++++ Data to process

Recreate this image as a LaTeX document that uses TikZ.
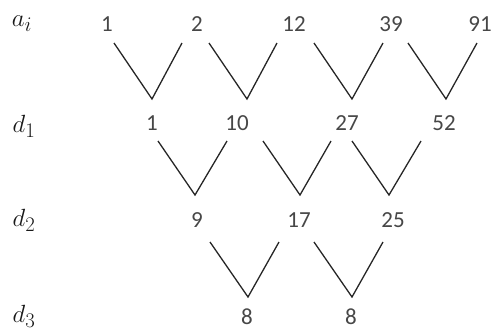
\documentclass[tikz,border=0pt]{standalone}
\usepackage{fontspec}
\setmainfont{Carlito}
\begin{document}
\begin{tikzpicture}[x=1pt,y=-1pt,
  num/.style={inner sep=0pt,text=black!72,font=\fontsize{23}{25}\selectfont},
  lab/.style={inner sep=0pt,text=black!90,font=\fontsize{30}{32}\selectfont},
  vee/.style={line width=1.3pt,draw=black!85,line join=miter}]
\useasboundingbox (0,0) rectangle (493,333);
% labels
\node[lab] (la) at (22,24) {$a_i$};
\node[lab] (l1) at (24,126) {$d_1$};
\node[lab] (l2) at (24,220) {$d_2$};
\node[lab] (l3) at (24,316) {$d_3$};
% row a
\node[num] (a1) at (107,24) {1};
\node[num] (a2) at (197,24) {2};
\node[num] (a3) at (294,24) {12};
\node[num] (a4) at (391,24) {39};
\node[num] (a5) at (480,24) {91};
% row d1
\node[num] (b1) at (152,123) {1};
\node[num] (b2) at (237,123) {10};
\node[num] (b3) at (347,123) {27};
\node[num] (b4) at (444,123) {52};
% row d2
\node[num] (c1) at (197,220) {9};
\node[num] (c2) at (299,220) {17};
\node[num] (c3) at (393,220) {25};
% row d3
\node[num] (e1) at (247,317) {8};
\node[num] (e2) at (351,317) {8};
% vee corners
\coordinate (p1l) at (114,43); \coordinate (p1b) at (152,99); \coordinate (p1r) at (182,43);
\coordinate (p2l) at (209,43); \coordinate (p2b) at (247,99); \coordinate (p2r) at (277,43);
\coordinate (p3l) at (314,43); \coordinate (p3b) at (352,99); \coordinate (p3r) at (383,43);
\coordinate (p4l) at (408,43); \coordinate (p4b) at (446,99); \coordinate (p4r) at (477,43);
\coordinate (q1l) at (158,141); \coordinate (q1b) at (195,195); \coordinate (q1r) at (227,141);
\coordinate (q2l) at (263,141); \coordinate (q2b) at (300,195); \coordinate (q2r) at (331,141);
\coordinate (q3l) at (352,141); \coordinate (q3b) at (389,195); \coordinate (q3r) at (421,141);
\coordinate (r1l) at (210,242); \coordinate (r1b) at (248,297); \coordinate (r1r) at (279,242);
\coordinate (r2l) at (314,242); \coordinate (r2b) at (352,297); \coordinate (r2r) at (383,242);
\foreach \v in {p1,p2,p3,p4,q1,q2,q3,r1,r2}
  \draw[vee] (\v l) -- (\v b) -- (\v r);
\end{tikzpicture}
\end{document}
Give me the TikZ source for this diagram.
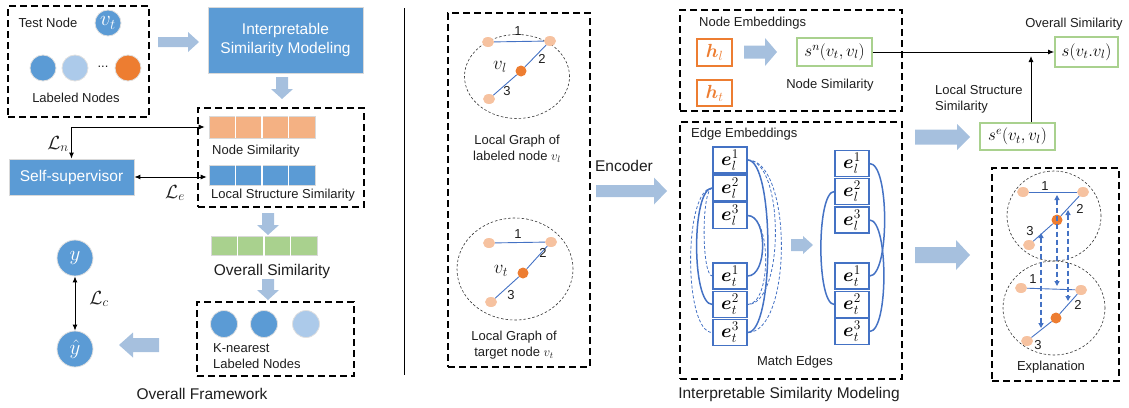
\RequirePackage{fix-cm}
\documentclass[tikz,border=0pt]{standalone}
\usepackage{fontspec}
\setmainfont{Liberation Sans}
\usepackage{amsmath}
\usepackage{bm}
\usetikzlibrary{arrows.meta,calc,shapes.geometric}

\definecolor{nblue}{RGB}{91,155,213}
\definecolor{lblue}{RGB}{172,202,234}
\definecolor{norange}{RGB}{237,125,49}
\definecolor{lorange}{RGB}{246,194,160}
\definecolor{barorange}{RGB}{244,177,131}
\definecolor{bargreen}{RGB}{169,209,142}
\definecolor{eblue}{RGB}{68,114,196}
\definecolor{fatc}{RGB}{166,192,222}
\definecolor{ink}{RGB}{30,30,30}

\tikzset{
  fat len/.store in=\fatlen, fat shaft/.store in=\fatshaft,
  fat head/.store in=\fathead, fat tip/.store in=\fattip,
  fat len=40, fat shaft=5, fat head=10, fat tip=11,
  fatarrow/.pic={
    \fill[fatc] (0,-\fatshaft) -- ({\fatlen-\fattip},-\fatshaft) -- ({\fatlen-\fattip},-\fathead)
      -- (\fatlen,0) -- ({\fatlen-\fattip},\fathead) -- ({\fatlen-\fattip},\fatshaft)
      -- (0,\fatshaft) -- cycle;
  },
  dbox/.style={draw=black, line width=1.3pt, dash pattern=on 7pt off 4pt, inner sep=0pt, outer sep=0pt},
  txt/.style={font=\fontsize{13}{16}\selectfont, text=ink, inner sep=0pt},
  bigtxt/.style={font=\fontsize{15.5}{19}\selectfont, text=ink, inner sep=0pt},
  mtxt/.style={font=\fontsize{19}{19}\selectfont, text=ink, inner sep=0pt},
  solidbox/.style={fill=nblue, draw=black!15, line width=0.8pt, text=white,
    font=\fontsize{15.5}{19}\selectfont, inner sep=0pt, align=center},
  dot/.style={circle, draw=black!12, line width=0.8pt, inner sep=0pt, minimum size=26pt},
  bigdot/.style={dot, fill=nblue, text=white, minimum size=36pt, font=\fontsize{21}{21}\selectfont},
  gnode/.style={ellipse, fill=lorange, minimum width=12pt, minimum height=10pt, inner sep=0pt},
  cnode/.style={circle, fill=norange, minimum size=11pt, inner sep=0pt},
  gedge/.style={eblue, line width=0.9pt},
  ring/.style={ellipse, draw=black!80, line width=0.6pt, dash pattern=on 2.5pt off 2pt, inner sep=0pt},
  bar/.style={draw=black!15, line width=0.6pt, minimum width=106pt, inner sep=0pt},
  emb/.style={draw=eblue, line width=1.3pt, fill=white, minimum width=34pt, minimum height=26pt,
    inner sep=0pt, font=\fontsize{19}{19}\selectfont},
  simbox/.style={draw=bargreen, line width=1.8pt, fill=white, inner sep=0pt, font=\fontsize{17}{17}\selectfont},
  hbox/.style={draw=norange, line width=1.3pt, minimum width=35pt, minimum height=27pt, inner sep=0pt,
    text=norange, font=\fontsize{19}{19}\selectfont},
  conn/.style={line width=0.9pt, black},
  oneway/.style={-{Latex[length=6pt,width=5pt]}},
  twoway/.style={{Latex[length=6pt,width=5pt]}-{Latex[length=6pt,width=5pt]}},
  match/.style={eblue, line width=1.5pt},
  cand/.style={eblue, line width=0.8pt, dash pattern=on 3pt off 2pt},
  expl/.style={eblue, line width=1.4pt, dash pattern=on 5pt off 3pt,
    {Triangle[length=5pt,width=5pt]}-{Triangle[length=5pt,width=5pt]}},
}

\begin{document}
\begin{tikzpicture}[x=1pt,y=-1pt]
\useasboundingbox (0,0) rectangle (1129,407);

%% ---------------- overall framework (left) ----------------
\node[dbox, minimum width=141pt, minimum height=111pt] (inputfr) at (78.5,61.5) {};
\node[txt] (testlbl) at (48,23) {Test Node};
\node[dot, fill=nblue, text=white, font=\fontsize{21}{21}\selectfont] (vt) at (108,23) {$v_t$};
\node[dot, fill=nblue] (ln1) at (43,68) {};
\node[dot, fill=lblue] (ln2) at (75,68) {};
\node[txt] (lndots) at (103,67) {...};
\node[dot, fill=norange] (ln3) at (128,68) {};
\node[txt] (lnlbl) at (76,98) {Labeled Nodes};

\pic[fat len=41, fat shaft=5, fat head=10, fat tip=11] at (158,42) {fatarrow};

\node[solidbox, minimum width=155pt, minimum height=66pt] (ism) at (285.5,40)
  {Interpretable\\Similarity Modeling};
\pic[rotate=-90, fat len=22, fat shaft=6, fat head=11, fat tip=10] at (282,77) {fatarrow};

\node[dbox, minimum width=166pt, minimum height=99pt] (simfr) at (281,157.5) {};
\node[bar, fill=barorange, minimum height=22pt] (nsbar) at (262,127) {};
\node[txt, anchor=west] (nslbl) at (212,151) {Node Similarity};
\node[bar, fill=nblue, minimum height=20pt] (lsbar) at (262,175.5) {};
\node[txt, anchor=west] (lslbl) at (211,195) {Local Structure Similarity};

\node[solidbox, minimum width=125pt, minimum height=36pt] (ss) at (71.5,177) {Self-supervisor};
\draw[conn, twoway, shorten <=4pt] (nsbar.west) -| (ss.north);
\node[mtxt] (lnlab) at (58,144) {$\mathcal{L}_n$};
\draw[conn, twoway, shorten >=2pt] (ss.east) -- (ss.east -| lsbar.west);
\node[mtxt] (lelab) at (175,193) {$\mathcal{L}_e$};

\pic[rotate=-90, fat len=22, fat shaft=6, fat head=11, fat tip=10] at (268,213) {fatarrow};
\node[bar, fill=bargreen, minimum height=19pt] (osbar) at (264,246) {};
\node[bigtxt] (oslbl) at (272,271) {Overall Similarity};
\pic[rotate=-90, fat len=21, fat shaft=6, fat head=11, fat tip=10] at (268,279) {fatarrow};

\foreach \b in {nsbar,lsbar,osbar}
  \foreach \i in {1,2,3}
    \draw[white, line width=1.2pt] ($(\b.north west)!\i/4!(\b.north east)$) -- ($(\b.south west)!\i/4!(\b.south east)$);

\node[dbox, minimum width=157pt, minimum height=74pt] (knnfr) at (275.5,339) {};
\node[dot, fill=nblue, minimum size=27pt] (k1) at (224,324) {};
\node[dot, fill=nblue, minimum size=27pt] (k2) at (264,324) {};
\node[dot, fill=lblue, minimum size=27pt] (k3) at (306,324) {};
\node[txt, anchor=west] (knn1) at (213,348) {K-nearest};
\node[txt, anchor=west] (knn2) at (213,364) {Labeled Nodes};
\pic[rotate=180, fat len=40, fat shaft=7, fat head=12.5, fat tip=14] at (159,345) {fatarrow};

\node[bigdot] (y) at (75,258) {$y$};
\node[bigdot] (yh) at (75,349) {$\hat{y}$};
\draw[conn, twoway] (y.south) -- (yh.north);
\node[mtxt] (lclab) at (99,299) {$\mathcal{L}_c$};

\node[bigtxt] (fwlbl) at (202,394) {Overall Framework};

%% separator
\draw[line width=1pt] (404,8) -- (404,375);

%% ---------------- local graphs ----------------
\node[dbox, minimum width=142pt, minimum height=354pt] (graphfr) at (519,190) {};

\node[ring, minimum width=105pt, minimum height=84pt] (ringl) at (517,76.5) {};
\node[gnode] (ga1) at (488,42) {};
\node[gnode] (ga2) at (550,41) {};
\node[cnode] (ga0) at (521,71) {};
\node[gnode] (ga3) at (489,99) {};
\draw[gedge] (ga1) -- (ga2);
\draw[gedge] (ga2) -- (ga0);
\draw[gedge] (ga0) -- (ga3);
\node[txt] (ga1n) at (518,31) {1};
\node[txt] (ga2n) at (542,59) {2};
\node[txt] (ga3n) at (507,91) {3};
\node[mtxt] (galbl) at (500,67) {$v_l$};
\node[txt, align=center] (glcap) at (517,149) {Local Graph of\\labeled node $v_l$};

\node[ring, minimum width=116pt, minimum height=102pt] (ringt) at (515,269) {};
\node[gnode] (gb1) at (489,243) {};
\node[gnode] (gb2) at (551,242) {};
\node[cnode] (gb0) at (523,273) {};
\node[gnode] (gb3) at (491,302) {};
\draw[gedge] (gb1) -- (gb2);
\draw[gedge] (gb2) -- (gb0);
\draw[gedge] (gb0) -- (gb3);
\node[txt] (gb1n) at (518,234) {1};
\node[txt] (gb2n) at (543,253) {2};
\node[txt] (gb3n) at (511,295) {3};
\node[mtxt] (gblbl) at (501,271) {$v_t$};
\node[txt, align=center] (gtcap) at (514,345.5) {Local Graph of\\target node $v_t$};

\node[bigtxt] (enclbl) at (624,166) {Encoder};
\pic[fat len=71, fat shaft=6, fat head=13.5, fat tip=13] at (596,191) {fatarrow};

%% ---------------- interpretable similarity modeling ----------------
\node[dbox, minimum width=222pt, minimum height=101pt] (nodefr) at (791,60.5) {};
\node[txt, anchor=west] (nelbl) at (699,23) {Node Embeddings};
\node[hbox] (hl) at (714.5,52.5) {$\bm{h}_l$};
\node[hbox, minimum height=26pt] (ht) at (714.5,93) {$\bm{h}_t$};
\pic[fat len=33, fat shaft=6.5, fat head=14, fat tip=12] at (744,52) {fatarrow};
\node[simbox, minimum width=75pt, minimum height=28pt] (sn) at (834.5,52) {$s^n(v_t,v_l)$};
\node[txt] (nsim) at (830,85) {Node Similarity};

\node[simbox, minimum width=63pt, minimum height=30pt] (ov) at (1086.5,52) {$s(v_t.v_l)$};
\node[txt] (ovlbl) at (1074,24) {Overall Similarity};
\draw[conn, oneway] (sn.east) -- (ov.west);

\node[simbox, minimum width=75pt, minimum height=27pt] (se) at (1017.5,136.5) {$s^e(v_t,v_l)$};
\node[txt, anchor=west, align=left] (lslbl2) at (935,99) {Local Structure\\Similarity};
\draw[conn, oneway, shorten >=4pt] ([xshift=13.5pt]se.north) -- ([xshift=13.5pt]se.north |- sn.east);
\pic[fat len=55, fat shaft=7.5, fat head=13, fat tip=13] at (915,137) {fatarrow};

\node[dbox, minimum width=222pt, minimum height=257pt] (edgefr) at (791,250.5) {};
\node[txt, anchor=west] (eelbl) at (691,134) {Edge Embeddings};

% candidate pairs
\node[emb] (el1) at (730,160) {$\bm{e}_l^1$};
\node[emb] (el2) at (730,188) {$\bm{e}_l^2$};
\node[emb] (el3) at (730,215.5) {$\bm{e}_l^3$};
\node[emb] (et1) at (730,276) {$\bm{e}_t^1$};
\node[emb] (et2) at (730,304.5) {$\bm{e}_t^2$};
\node[emb] (et3) at (730,332.5) {$\bm{e}_t^3$};

\draw[cand] (el1.east) .. controls +(45,0) and +(45,0) .. (et3.east);
\draw[cand] (el1.east) .. controls +(37,0) and +(37,0) .. (et2.east);
\draw[cand] (el3.east) .. controls +(24,0) and +(24,0) .. (et2.east);
\draw[cand] (el2.west) .. controls +(-11,0) and +(-11,0) .. (et1.west);
\draw[cand] (el2.west) .. controls +(-29,0) and +(-29,0) .. (et3.west);
\draw[match] (el1.east) .. controls +(27,0) and +(27,0) .. (et3.east);
\draw[match] (el3.east) .. controls +(20,0) and +(20,0) .. (et1.east);
\draw[match] (el2.west) .. controls +(-21,0) and +(-21,0) .. (et2.west);

\pic[fat len=22, fat shaft=6, fat head=9, fat tip=10] at (791,245) {fatarrow};

% matched pairs
\node[emb] (rl1) at (852,163.5) {$\bm{e}_l^1$};
\node[emb] (rl2) at (852,191.5) {$\bm{e}_l^2$};
\node[emb] (rl3) at (852,220) {$\bm{e}_l^3$};
\node[emb] (rt1) at (852,276) {$\bm{e}_t^1$};
\node[emb] (rt2) at (852,304.5) {$\bm{e}_t^2$};
\node[emb] (rt3) at (852,331.5) {$\bm{e}_t^3$};
\draw[match] (rl1.east) .. controls +(20,0) and +(20,0) .. (rt1.east);
\draw[match] (rl3.east) .. controls +(19,0) and +(19,0) .. (rt3.east);
\draw[match] (rl2.west) .. controls +(-18,0) and +(-18,0) .. (rt2.west);

\node[txt] (melbl) at (795,362) {Match Edges};
\node[bigtxt] (ismlbl) at (789,394) {Interpretable Similarity Modeling};

%% ---------------- explanation ----------------
\pic[fat len=55, fat shaft=8, fat head=15, fat tip=14] at (915,255) {fatarrow};
\node[dbox, minimum width=127pt, minimum height=213pt] (explfr) at (1055.5,274.5) {};

\node[ring, minimum width=94pt, minimum height=90pt] (ringa) at (1054,216) {};
\node[ring, minimum width=102pt, minimum height=94pt] (ringb) at (1054,308) {};

\node[gnode] (xa1) at (1023,192) {};
\node[gnode] (xa2) at (1083,192) {};
\node[cnode] (xa0) at (1057,220) {};
\node[gnode] (xa3) at (1029,245) {};
\draw[gedge] (xa1) -- (xa2);
\draw[gedge] (xa2) -- (xa0);
\draw[gedge] (xa0) -- (xa3);
\node[txt] (xa1n) at (1045,186) {1};
\node[txt] (xa2n) at (1080,209) {2};
\node[txt] (xa3n) at (1030,231) {3};

\node[gnode] (xb1) at (1021,288) {};
\node[gnode] (xb2) at (1081,290) {};
\node[cnode] (xb0) at (1056,318) {};
\node[gnode] (xb3) at (1027,341) {};
\draw[gedge] (xb1) -- (xb2);
\draw[gedge] (xb2) -- (xb0);
\draw[gedge] (xb0) -- (xb3);
\node[txt] (xb1n) at (1033,279) {1};
\node[txt] (xb2n) at (1078,305) {2};
\node[txt] (xb3n) at (1038,345) {3};

\coordinate (p1) at (1057,195);
\coordinate (q1) at (1057,286);
\coordinate (p2) at (1068,210);
\coordinate (q2) at (1068,301);
\coordinate (p3) at (1041,233);
\coordinate (q3) at (1041,328);
\draw[expl] (p1) -- (q1);
\draw[expl] (p2) -- (q2);
\draw[expl] (p3) -- (q3);

\node[txt] (expllbl) at (1051,367) {Explanation};
\end{tikzpicture}
\end{document}
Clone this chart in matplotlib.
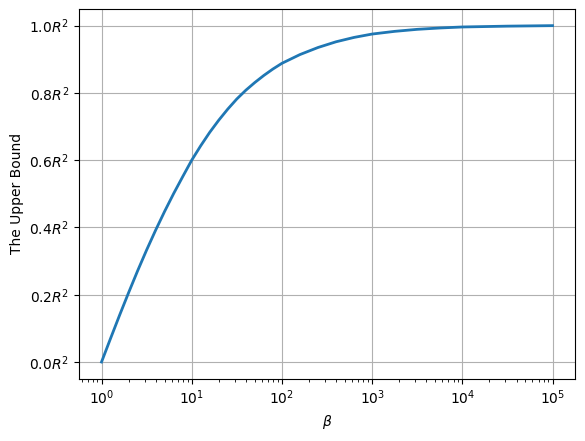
import numpy as np
from matplotlib import pyplot as plt

# values (beta given as powers of ten)
log_beta = [0.0, 0.1, 0.2, 0.3, 0.4, 0.5, 0.6, 0.7, 0.8, 0.9, 1.0,
            1.1, 1.2, 1.3, 1.4, 1.5, 1.6, 1.7, 1.8, 1.9, 2.0,
            2.2, 2.4, 2.6, 2.8, 3.0, 3.25, 3.5, 3.75, 4.0, 4.5, 5.0]
upper_bound = [0.0, 0.070, 0.139, 0.206, 0.271, 0.333, 0.392, 0.448, 0.501, 0.551, 0.600,
               0.643, 0.683, 0.719, 0.752, 0.782, 0.808, 0.831, 0.852, 0.871, 0.888,
               0.914, 0.935, 0.952, 0.965, 0.975, 0.983, 0.989, 0.993, 0.996, 0.9985, 1.0]
yticks = [0.0, 0.2, 0.4, 0.6, 0.8, 1.0]
ytick_labels = [r"$%.1fR^2$" % v for v in yticks]

beta = np.power(10.0, log_beta)

fig, ax = plt.subplots(figsize=(5.85, 4.41), dpi=100)
fig.subplots_adjust(left=0.135, right=0.983, top=0.98, bottom=0.141)

ax.plot(beta, upper_bound, linewidth=2)
ax.set_xscale("log")
ax.set_yticks(yticks)
ax.set_yticklabels(ytick_labels)
ax.set_xlabel(r"$\beta$")
ax.set_ylabel("The Upper Bound")
ax.grid(True)

fig.savefig("out.png")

++++++++

Omit the pictures, then extract verbatim only those lines that fall between the line containing "Clone this chart in matplotlib." and the final line of the records above, both included.

Clone this chart in matplotlib.
import numpy as np
from matplotlib import pyplot as plt

# values (beta given as powers of ten)
log_beta = [0.0, 0.1, 0.2, 0.3, 0.4, 0.5, 0.6, 0.7, 0.8, 0.9, 1.0,
            1.1, 1.2, 1.3, 1.4, 1.5, 1.6, 1.7, 1.8, 1.9, 2.0,
            2.2, 2.4, 2.6, 2.8, 3.0, 3.25, 3.5, 3.75, 4.0, 4.5, 5.0]
upper_bound = [0.0, 0.070, 0.139, 0.206, 0.271, 0.333, 0.392, 0.448, 0.501, 0.551, 0.600,
               0.643, 0.683, 0.719, 0.752, 0.782, 0.808, 0.831, 0.852, 0.871, 0.888,
               0.914, 0.935, 0.952, 0.965, 0.975, 0.983, 0.989, 0.993, 0.996, 0.9985, 1.0]
yticks = [0.0, 0.2, 0.4, 0.6, 0.8, 1.0]
ytick_labels = [r"$%.1fR^2$" % v for v in yticks]

beta = np.power(10.0, log_beta)

fig, ax = plt.subplots(figsize=(5.85, 4.41), dpi=100)
fig.subplots_adjust(left=0.135, right=0.983, top=0.98, bottom=0.141)

ax.plot(beta, upper_bound, linewidth=2)
ax.set_xscale("log")
ax.set_yticks(yticks)
ax.set_yticklabels(ytick_labels)
ax.set_xlabel(r"$\beta$")
ax.set_ylabel("The Upper Bound")
ax.grid(True)

fig.savefig("out.png")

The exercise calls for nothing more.